Task description: Make an exact copy of all the material below, apart from the pictures.

Supplied data:

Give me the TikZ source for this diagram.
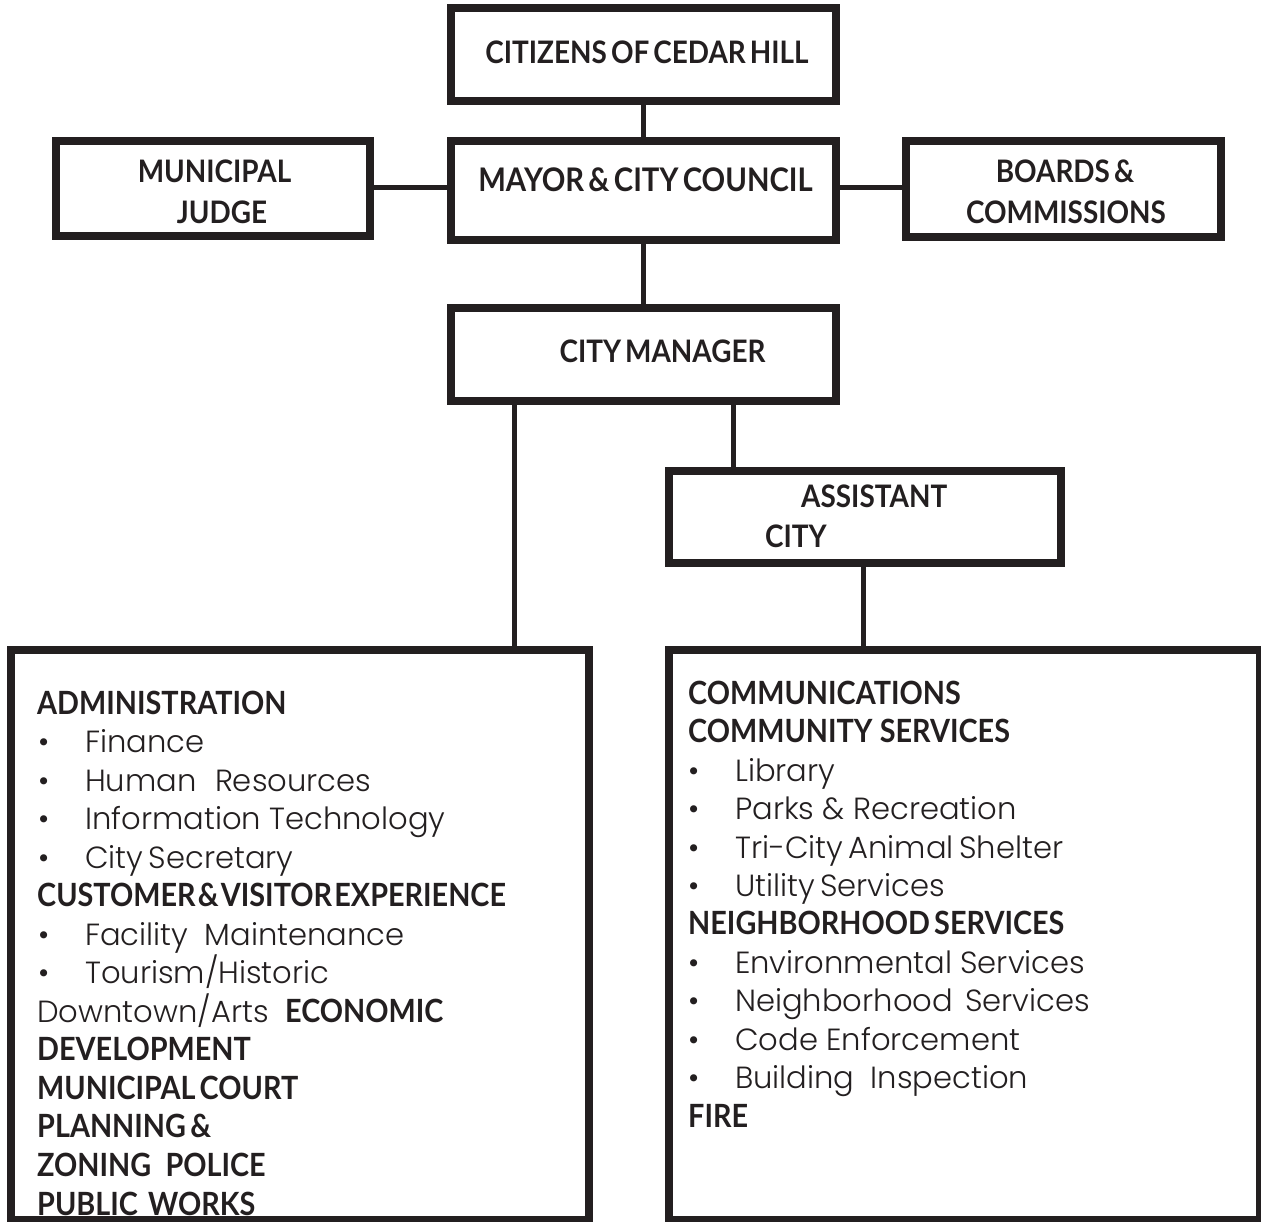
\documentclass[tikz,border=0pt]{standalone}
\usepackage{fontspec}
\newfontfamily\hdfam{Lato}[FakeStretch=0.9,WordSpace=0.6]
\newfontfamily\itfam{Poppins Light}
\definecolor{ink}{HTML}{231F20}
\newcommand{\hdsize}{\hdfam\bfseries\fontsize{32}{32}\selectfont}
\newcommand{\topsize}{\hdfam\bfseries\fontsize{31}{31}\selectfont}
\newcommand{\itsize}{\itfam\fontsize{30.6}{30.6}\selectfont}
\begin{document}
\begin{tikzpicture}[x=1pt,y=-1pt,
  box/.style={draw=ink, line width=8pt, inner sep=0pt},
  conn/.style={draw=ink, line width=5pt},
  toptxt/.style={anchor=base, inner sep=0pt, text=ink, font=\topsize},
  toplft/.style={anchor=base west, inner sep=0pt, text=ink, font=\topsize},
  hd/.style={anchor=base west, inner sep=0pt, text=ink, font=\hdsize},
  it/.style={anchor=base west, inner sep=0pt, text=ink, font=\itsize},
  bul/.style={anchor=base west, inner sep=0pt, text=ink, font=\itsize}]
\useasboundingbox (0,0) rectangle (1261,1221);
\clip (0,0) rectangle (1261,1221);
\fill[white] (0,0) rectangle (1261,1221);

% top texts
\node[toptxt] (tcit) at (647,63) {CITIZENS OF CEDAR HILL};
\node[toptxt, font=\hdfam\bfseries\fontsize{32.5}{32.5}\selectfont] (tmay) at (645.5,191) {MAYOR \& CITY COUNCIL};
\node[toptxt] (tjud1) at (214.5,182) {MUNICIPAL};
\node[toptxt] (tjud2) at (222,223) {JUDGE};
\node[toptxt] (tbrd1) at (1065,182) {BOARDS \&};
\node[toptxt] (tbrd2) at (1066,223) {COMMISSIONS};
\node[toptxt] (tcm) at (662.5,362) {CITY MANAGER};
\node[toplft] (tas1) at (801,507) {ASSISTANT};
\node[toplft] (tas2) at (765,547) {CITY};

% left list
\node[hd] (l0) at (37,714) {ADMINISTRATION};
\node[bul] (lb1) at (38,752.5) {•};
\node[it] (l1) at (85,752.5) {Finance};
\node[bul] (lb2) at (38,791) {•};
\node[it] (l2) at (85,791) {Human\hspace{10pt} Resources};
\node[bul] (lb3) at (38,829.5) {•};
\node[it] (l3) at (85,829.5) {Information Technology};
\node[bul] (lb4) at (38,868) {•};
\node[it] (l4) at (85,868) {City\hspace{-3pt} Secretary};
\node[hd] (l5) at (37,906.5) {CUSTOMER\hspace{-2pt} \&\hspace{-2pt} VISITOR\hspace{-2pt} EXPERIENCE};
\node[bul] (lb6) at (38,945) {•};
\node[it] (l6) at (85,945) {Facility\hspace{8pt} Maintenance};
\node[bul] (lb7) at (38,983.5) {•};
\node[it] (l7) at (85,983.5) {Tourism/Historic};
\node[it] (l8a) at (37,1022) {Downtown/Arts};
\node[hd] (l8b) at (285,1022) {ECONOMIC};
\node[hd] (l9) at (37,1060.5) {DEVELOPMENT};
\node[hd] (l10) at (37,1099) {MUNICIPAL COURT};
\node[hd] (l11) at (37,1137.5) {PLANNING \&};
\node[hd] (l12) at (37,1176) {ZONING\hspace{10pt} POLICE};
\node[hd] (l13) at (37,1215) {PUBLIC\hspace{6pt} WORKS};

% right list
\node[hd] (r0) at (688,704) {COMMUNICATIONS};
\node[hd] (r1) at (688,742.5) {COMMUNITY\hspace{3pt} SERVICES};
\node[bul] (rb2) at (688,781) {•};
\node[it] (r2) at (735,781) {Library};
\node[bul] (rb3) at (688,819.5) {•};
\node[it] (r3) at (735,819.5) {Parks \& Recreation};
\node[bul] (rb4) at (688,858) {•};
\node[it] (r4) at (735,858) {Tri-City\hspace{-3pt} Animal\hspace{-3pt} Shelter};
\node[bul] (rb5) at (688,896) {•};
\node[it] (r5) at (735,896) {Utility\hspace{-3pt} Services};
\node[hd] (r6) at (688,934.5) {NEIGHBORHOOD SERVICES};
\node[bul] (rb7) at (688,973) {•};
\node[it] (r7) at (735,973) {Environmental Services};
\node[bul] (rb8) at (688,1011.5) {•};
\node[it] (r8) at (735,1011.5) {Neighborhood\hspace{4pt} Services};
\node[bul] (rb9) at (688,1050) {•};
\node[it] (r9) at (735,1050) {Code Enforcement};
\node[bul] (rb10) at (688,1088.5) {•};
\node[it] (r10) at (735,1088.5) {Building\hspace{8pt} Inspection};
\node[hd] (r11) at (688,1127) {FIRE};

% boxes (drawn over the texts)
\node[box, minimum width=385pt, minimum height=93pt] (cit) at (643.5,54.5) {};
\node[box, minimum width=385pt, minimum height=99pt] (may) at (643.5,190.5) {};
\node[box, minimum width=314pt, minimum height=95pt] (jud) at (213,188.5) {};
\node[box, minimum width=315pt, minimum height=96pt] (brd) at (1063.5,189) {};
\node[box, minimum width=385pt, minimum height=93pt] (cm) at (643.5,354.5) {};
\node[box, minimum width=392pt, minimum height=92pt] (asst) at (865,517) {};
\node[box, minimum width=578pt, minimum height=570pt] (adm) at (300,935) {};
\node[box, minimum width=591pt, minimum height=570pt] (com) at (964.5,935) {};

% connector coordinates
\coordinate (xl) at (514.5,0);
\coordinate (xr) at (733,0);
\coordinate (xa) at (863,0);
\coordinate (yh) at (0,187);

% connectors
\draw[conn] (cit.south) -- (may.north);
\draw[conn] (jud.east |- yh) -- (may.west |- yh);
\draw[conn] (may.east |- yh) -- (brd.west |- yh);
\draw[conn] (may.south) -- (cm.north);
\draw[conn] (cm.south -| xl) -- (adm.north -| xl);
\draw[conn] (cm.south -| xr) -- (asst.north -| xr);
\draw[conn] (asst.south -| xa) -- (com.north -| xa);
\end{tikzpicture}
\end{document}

Task solution:
Give me the TikZ source for this diagram.
\documentclass[tikz,border=0pt]{standalone}
\usepackage{fontspec}
\newfontfamily\hdfam{Lato}[FakeStretch=0.9,WordSpace=0.6]
\newfontfamily\itfam{Poppins Light}
\definecolor{ink}{HTML}{231F20}
\newcommand{\hdsize}{\hdfam\bfseries\fontsize{32}{32}\selectfont}
\newcommand{\topsize}{\hdfam\bfseries\fontsize{31}{31}\selectfont}
\newcommand{\itsize}{\itfam\fontsize{30.6}{30.6}\selectfont}
\begin{document}
\begin{tikzpicture}[x=1pt,y=-1pt,
  box/.style={draw=ink, line width=8pt, inner sep=0pt},
  conn/.style={draw=ink, line width=5pt},
  toptxt/.style={anchor=base, inner sep=0pt, text=ink, font=\topsize},
  toplft/.style={anchor=base west, inner sep=0pt, text=ink, font=\topsize},
  hd/.style={anchor=base west, inner sep=0pt, text=ink, font=\hdsize},
  it/.style={anchor=base west, inner sep=0pt, text=ink, font=\itsize},
  bul/.style={anchor=base west, inner sep=0pt, text=ink, font=\itsize}]
\useasboundingbox (0,0) rectangle (1261,1221);
\clip (0,0) rectangle (1261,1221);
\fill[white] (0,0) rectangle (1261,1221);

% top texts
\node[toptxt] (tcit) at (647,63) {CITIZENS OF CEDAR HILL};
\node[toptxt, font=\hdfam\bfseries\fontsize{32.5}{32.5}\selectfont] (tmay) at (645.5,191) {MAYOR \& CITY COUNCIL};
\node[toptxt] (tjud1) at (214.5,182) {MUNICIPAL};
\node[toptxt] (tjud2) at (222,223) {JUDGE};
\node[toptxt] (tbrd1) at (1065,182) {BOARDS \&};
\node[toptxt] (tbrd2) at (1066,223) {COMMISSIONS};
\node[toptxt] (tcm) at (662.5,362) {CITY MANAGER};
\node[toplft] (tas1) at (801,507) {ASSISTANT};
\node[toplft] (tas2) at (765,547) {CITY};

% left list
\node[hd] (l0) at (37,714) {ADMINISTRATION};
\node[bul] (lb1) at (38,752.5) {•};
\node[it] (l1) at (85,752.5) {Finance};
\node[bul] (lb2) at (38,791) {•};
\node[it] (l2) at (85,791) {Human\hspace{10pt} Resources};
\node[bul] (lb3) at (38,829.5) {•};
\node[it] (l3) at (85,829.5) {Information Technology};
\node[bul] (lb4) at (38,868) {•};
\node[it] (l4) at (85,868) {City\hspace{-3pt} Secretary};
\node[hd] (l5) at (37,906.5) {CUSTOMER\hspace{-2pt} \&\hspace{-2pt} VISITOR\hspace{-2pt} EXPERIENCE};
\node[bul] (lb6) at (38,945) {•};
\node[it] (l6) at (85,945) {Facility\hspace{8pt} Maintenance};
\node[bul] (lb7) at (38,983.5) {•};
\node[it] (l7) at (85,983.5) {Tourism/Historic};
\node[it] (l8a) at (37,1022) {Downtown/Arts};
\node[hd] (l8b) at (285,1022) {ECONOMIC};
\node[hd] (l9) at (37,1060.5) {DEVELOPMENT};
\node[hd] (l10) at (37,1099) {MUNICIPAL COURT};
\node[hd] (l11) at (37,1137.5) {PLANNING \&};
\node[hd] (l12) at (37,1176) {ZONING\hspace{10pt} POLICE};
\node[hd] (l13) at (37,1215) {PUBLIC\hspace{6pt} WORKS};

% right list
\node[hd] (r0) at (688,704) {COMMUNICATIONS};
\node[hd] (r1) at (688,742.5) {COMMUNITY\hspace{3pt} SERVICES};
\node[bul] (rb2) at (688,781) {•};
\node[it] (r2) at (735,781) {Library};
\node[bul] (rb3) at (688,819.5) {•};
\node[it] (r3) at (735,819.5) {Parks \& Recreation};
\node[bul] (rb4) at (688,858) {•};
\node[it] (r4) at (735,858) {Tri-City\hspace{-3pt} Animal\hspace{-3pt} Shelter};
\node[bul] (rb5) at (688,896) {•};
\node[it] (r5) at (735,896) {Utility\hspace{-3pt} Services};
\node[hd] (r6) at (688,934.5) {NEIGHBORHOOD SERVICES};
\node[bul] (rb7) at (688,973) {•};
\node[it] (r7) at (735,973) {Environmental Services};
\node[bul] (rb8) at (688,1011.5) {•};
\node[it] (r8) at (735,1011.5) {Neighborhood\hspace{4pt} Services};
\node[bul] (rb9) at (688,1050) {•};
\node[it] (r9) at (735,1050) {Code Enforcement};
\node[bul] (rb10) at (688,1088.5) {•};
\node[it] (r10) at (735,1088.5) {Building\hspace{8pt} Inspection};
\node[hd] (r11) at (688,1127) {FIRE};

% boxes (drawn over the texts)
\node[box, minimum width=385pt, minimum height=93pt] (cit) at (643.5,54.5) {};
\node[box, minimum width=385pt, minimum height=99pt] (may) at (643.5,190.5) {};
\node[box, minimum width=314pt, minimum height=95pt] (jud) at (213,188.5) {};
\node[box, minimum width=315pt, minimum height=96pt] (brd) at (1063.5,189) {};
\node[box, minimum width=385pt, minimum height=93pt] (cm) at (643.5,354.5) {};
\node[box, minimum width=392pt, minimum height=92pt] (asst) at (865,517) {};
\node[box, minimum width=578pt, minimum height=570pt] (adm) at (300,935) {};
\node[box, minimum width=591pt, minimum height=570pt] (com) at (964.5,935) {};

% connector coordinates
\coordinate (xl) at (514.5,0);
\coordinate (xr) at (733,0);
\coordinate (xa) at (863,0);
\coordinate (yh) at (0,187);

% connectors
\draw[conn] (cit.south) -- (may.north);
\draw[conn] (jud.east |- yh) -- (may.west |- yh);
\draw[conn] (may.east |- yh) -- (brd.west |- yh);
\draw[conn] (may.south) -- (cm.north);
\draw[conn] (cm.south -| xl) -- (adm.north -| xl);
\draw[conn] (cm.south -| xr) -- (asst.north -| xr);
\draw[conn] (asst.south -| xa) -- (com.north -| xa);
\end{tikzpicture}
\end{document}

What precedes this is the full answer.